1. An open system for a closed cycle.
Integrated design, manufacturing and process open platform.
Each shelter is completely biodegradable, and no toxic components are used throughout its life cycle –extraction, manufacturing and shipping- achieving a closed cycle like those in natural processes not marked by humans.
Designed and manufactured according to the techniques available in each territory.
We use mainly CLT panels and three-layer boards. Our supply-chain net of local producers minimises time-cost-energy motion. Each family comes from a known forest, and we only make as much timber as it will be able to grow back in new trees, during the life of each family of shelters.
Each shelter is a carbon sink, absorbing more CO2 than it produces.
When possible, we use only dead trees, or try to bring derelict logs, boards or shelters into a new life.
2. No waste.
Material fabrication techniques.
We make the most of each board. Current material CNC fabrication techniques allow us to achieve a maximum material economisation, by integrating nesting as an initial design ingredient. Unused board areas become gifts and toys. CNC milling leftovers become protectors for transportation.
We are starting to collaborate with CLT panels manufacturers in order to bring the whole potential of timber into innovative panel solutions, including the use of geometry instead of chemical adhesives.
3. Positive ecological footprint and clean motion.
Carbon neutral transport and supply chain net.
We seek real traceability of all their life cycle. Wood is transformed as near as possible from its mother forest. That’s why we collaborate with lumberyards, timber manufacturers and craftsmen from different parts of the world that meet our will in this regard. Only in this way can we guarantee that our goals are actually fulfilled.
4. Built to last more than four generations.
Planned endurance and updating.
Little maintenance is required.
Spare parts are easy to make. No stocks are necessary.
The older it gets, the better it works.
5. No packaging.
Crafting process leftovers are thought so they become the packaging system.
Wrapped in a rope, that can be reused as a swing or as the surface to sit on.
Easy to transport.
You can carry most shelters like a rucksack.
All fit in a big trunk or a small van.
High performance, second life adaptable building envelopes.
Fully assembled and dismantled without any screws or glue, by intuition or with little instructions.

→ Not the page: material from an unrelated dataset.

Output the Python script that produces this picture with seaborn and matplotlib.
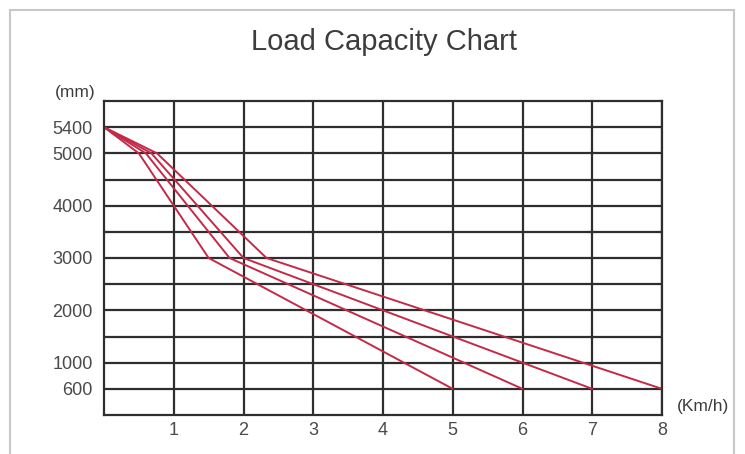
import matplotlib
matplotlib.use("Agg")
import matplotlib.pyplot as plt
import numpy as np
import pandas as pd
import seaborn as sns
from matplotlib.patches import Rectangle

# travel speed (km/h) at each break point, one curve per top speed
SPEED_5 = [0, 0.5, 1.5, 5]
SPEED_6 = [0, 0.6, 1.8, 6]
SPEED_7 = [0, 0.68, 2.0, 7]
SPEED_8 = [0, 0.76, 2.33, 8]
# lift height (mm) at the same break points
HEIGHT = [5400, 5000, 3000, 600]

CURVES = {"5": SPEED_5, "6": SPEED_6, "7": SPEED_7, "8": SPEED_8}
Y_TICKS = [600, 1000, 2000, 3000, 4000, 5000, 5400]
Y_MINOR = [1500, 2500, 3500, 4500]
X_TICKS = [1, 2, 3, 4, 5, 6, 7, 8]

# the printed chart draws 5400 and 600 on the half-step grid lines
MM_VALUE = [0, 600, 1000, 5000, 5400, 6000]
MM_DRAWN = [0, 500, 1000, 5000, 5500, 6000]

LINE_COLOR = "#c42a48"
GRID_COLOR = "#2e2e2e"
TEXT_COLOR = "#3c3c3c"


def forward(y):
    return np.interp(y, MM_VALUE, MM_DRAWN)


def inverse(y):
    return np.interp(y, MM_DRAWN, MM_VALUE)


rows = []
for name, speeds in CURVES.items():
    for s, h in zip(speeds, HEIGHT):
        rows.append({"curve": name, "speed": s, "height": h})
df = pd.DataFrame(rows)

sns.set_style("white")
plt.rcParams["font.family"] = ["Liberation Sans", "DejaVu Sans"]

fig = plt.figure(figsize=(7.45, 4.54), dpi=100)
ax = fig.add_axes([104 / 745, 1 - 415 / 454, (662 - 104) / 745, (415 - 101) / 454])
ax.set_yscale("function", functions=(forward, inverse))

sns.lineplot(
    data=df, x="speed", y="height", hue="curve", estimator=None, sort=False,
    palette=[LINE_COLOR] * len(CURVES), linewidth=1.4, legend=False, ax=ax,
)

ax.set_xlim(0, 8)
ax.set_ylim(0, 6000)
ax.set_xticks(X_TICKS)
ax.set_yticks(Y_TICKS)
ax.set_yticks(Y_MINOR, minor=True)
ax.set_xlabel("")
ax.set_ylabel("")
ax.set_axisbelow(True)
ax.grid(which="both", color=GRID_COLOR, linewidth=1.6)
ax.tick_params(which="both", length=0, labelsize=13, colors="#4a4a4a")
ax.tick_params(axis="y", pad=8)
ax.tick_params(axis="x", pad=5)
for spine in ax.spines.values():
    spine.set_color(GRID_COLOR)
    spine.set_linewidth(1.6)

fig.text(384 / 745, 1 - 42 / 454, "Load Capacity Chart", ha="center", va="center",
         fontsize=21, color=TEXT_COLOR)
fig.text(75 / 745, 1 - 93 / 454, "(mm)", ha="center", va="center", fontsize=12.5,
         color=TEXT_COLOR)
fig.text(703 / 745, 1 - 407 / 454, "(Km/h)", ha="center", va="center", fontsize=12.5,
         color=TEXT_COLOR)

fig.patches.append(Rectangle((10 / 745, -0.1), (734 - 10) / 745, 1.1 - 10 / 454,
                             transform=fig.transFigure, fill=False,
                             edgecolor="#c8c8c8", linewidth=1.5))

fig.savefig("out.png", dpi=100)
plt.close(fig)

The joint system adapts to the behavior and nature of each kind of timber, in order to ensure complete reversibility.
We use as few pieces as possible, all of them have more than one different use.

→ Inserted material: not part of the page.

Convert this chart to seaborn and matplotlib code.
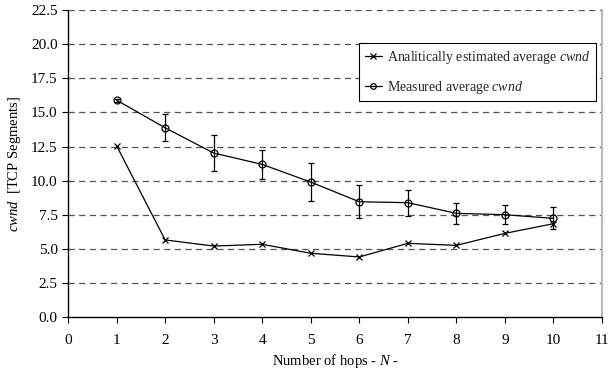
import numpy as np
import pandas as pd
import matplotlib
matplotlib.use("Agg")
import matplotlib.pyplot as plt
import seaborn as sns

hops = [1, 2, 3, 4, 5, 6, 7, 8, 9, 10]
estimated_cwnd = [12.55, 5.65, 5.2, 5.33, 4.67, 4.4, 5.4, 5.25, 6.13, 6.84]
measured_cwnd = [15.9, 13.87, 12.02, 11.19, 9.89, 8.45, 8.38, 7.6, 7.5, 7.23]
measured_err = [0.1, 1.0, 1.35, 1.08, 1.37, 1.2, 0.96, 0.78, 0.7, 0.8]
x_ticks = list(range(0, 12))
y_ticks = [0.0, 2.5, 5.0, 7.5, 10.0, 12.5, 15.0, 17.5, 20.0, 22.5]

sns.set_theme(style="white")
plt.rcParams["font.family"] = ["Liberation Serif", "DejaVu Serif"]
plt.rcParams["mathtext.fontset"] = "custom"
plt.rcParams["mathtext.rm"] = "Liberation Serif"
plt.rcParams["mathtext.it"] = "Liberation Serif:italic"

df = pd.DataFrame({
    "hops": hops * 2,
    "cwnd": estimated_cwnd + measured_cwnd,
    "series": ["est"] * len(hops) + ["meas"] * len(hops),
})

fig = plt.figure(figsize=(6.08, 3.76), dpi=100)
ax = fig.add_axes([0.112, 0.157, 0.878, 0.816])

# dashed horizontal gridlines
for yv in y_ticks[1:]:
    ax.axhline(yv, color="#555555", lw=0.9, ls=(0, (5, 3.5)), zorder=0)

ax.errorbar(hops, measured_cwnd, yerr=measured_err, fmt="none",
            ecolor="black", elinewidth=0.9, capsize=2, capthick=0.9, zorder=2)

sns.lineplot(data=df[df.series == "est"], x="hops", y="cwnd", ax=ax,
             color="black", lw=0.9, marker="x", markersize=5,
             markeredgecolor="black", markeredgewidth=0.9,
             label="Analitically estimated average $\\mathit{cwnd}$", zorder=3)
sns.lineplot(data=df[df.series == "meas"], x="hops", y="cwnd", ax=ax,
             color="black", lw=0.9, marker="o", markersize=5,
             markerfacecolor="none", markeredgecolor="black", markeredgewidth=0.9,
             label="Measured average $\\mathit{cwnd}$", zorder=3)

ax.set_xlim(0, 11)
ax.set_ylim(0, 22.5)
ax.set_xticks(x_ticks)
ax.set_yticks(y_ticks)
ax.set_yticklabels([f"{v:.1f}" for v in y_ticks])
ax.tick_params(axis="both", direction="out", length=4, width=0.8,
               labelsize=11, color="black", labelcolor="black",
               left=True, bottom=True)
ax.tick_params(axis="x", pad=8)

for side in ["left", "bottom"]:
    ax.spines[side].set_color("black")
    ax.spines[side].set_linewidth(1.0)
ax.spines["top"].set_visible(False)
ax.spines["right"].set_color("#bbbbbb")
ax.spines["right"].set_linewidth(1.5)

ax.set_xlabel("Number of hops - $\\mathit{N}$ -", fontsize=10.5, color="black", labelpad=4)
ax.set_ylabel("$\\mathit{cwnd}$  [TCP Segments]", fontsize=10.5, color="black", labelpad=6)

leg = ax.legend(loc="upper right", bbox_to_anchor=(0.989, 0.892), fontsize=10,
                frameon=True, fancybox=False, edgecolor="black", framealpha=1,
                handlelength=1.2, handletextpad=0.35, labelspacing=0.9,
                borderpad=0.42, borderaxespad=0, markerscale=0.8)
leg.get_frame().set_linewidth(0.8)

fig.savefig("out.png", dpi=100)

None is just an assembling piece.
-In a world where there is more chairs and roof space than people, what is the sense of making more shelters?
-When we were kids, we enjoyed making little huts in our family's hazel trees fields, or on our schoolyard, using salvaged materials we found around us. Later on, we developed this passion thanks to our training as architects (1). From 2009 to 2013, we worked on our PhD thesis about the maison that Jean Prouvé built for his family in Nancy in 1954. The story of that house is also the story of the end of the dream of high-quality, prefabricated houses affordable to everyone. The questions raised during this research, have implicitly guided us on our post-doctoral research journey with the CIY aixoplucs.
-How did this all start?
-Teresita, my grandmother, lived in a long, old flat. Every time we visited her place,
we sat under a 1870s-looking, 1940s-built roof,
on some 1890s-looking, 1950s-made chairs,
had coffee on a 1900s-looking, 1960s-made table,
on cups kept on a 1800s-looking, 1970s-made cupboard.

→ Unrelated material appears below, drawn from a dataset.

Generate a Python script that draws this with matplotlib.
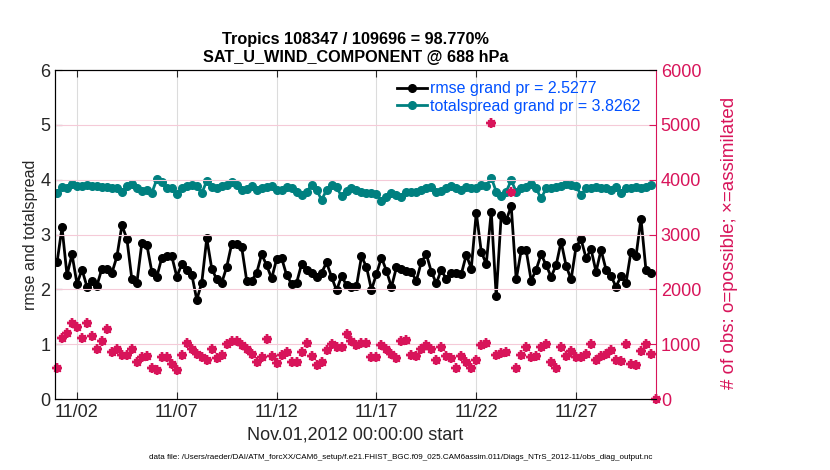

Her generation and our parent's,
built as much indoors as all previous human generations combined,
made and bought a big amount of furniture,
far more than they needed.
owever, the next generations of our family won't be able to inherit all these goods. It is not a matter of style or fashion, but for several practical reasons:
1. Their energy performance is lousy. They are too hot in summer, too cold in winter. They need too much disposable energy, they produce too much waste. They were built in cheap fossil fuel era. They are fossil fuel junkie environments.
2. They are too loose. All the joints, screwed, nailed or glued, have moved or lost their resistance.
3. They are too big and heavy. As they can't be taken apart in order to reassemble them, the cost of moving them to her offspring is unaffordable. Some don't even fit through the door.
4. They are too small. We have grown more than 10 cms. during the last century.
5. They are too dirty. All the upholstery and stuffing can't be taken out or easily washed. They contain stains, bacteria and dust mite from more than 60 years ago.
From this first CIY shelterware, we keep exploring how we can help you
with open source architecture.
We hope your great grandchildren can still use these shelters, so they are passed -and improved- from generation to generation.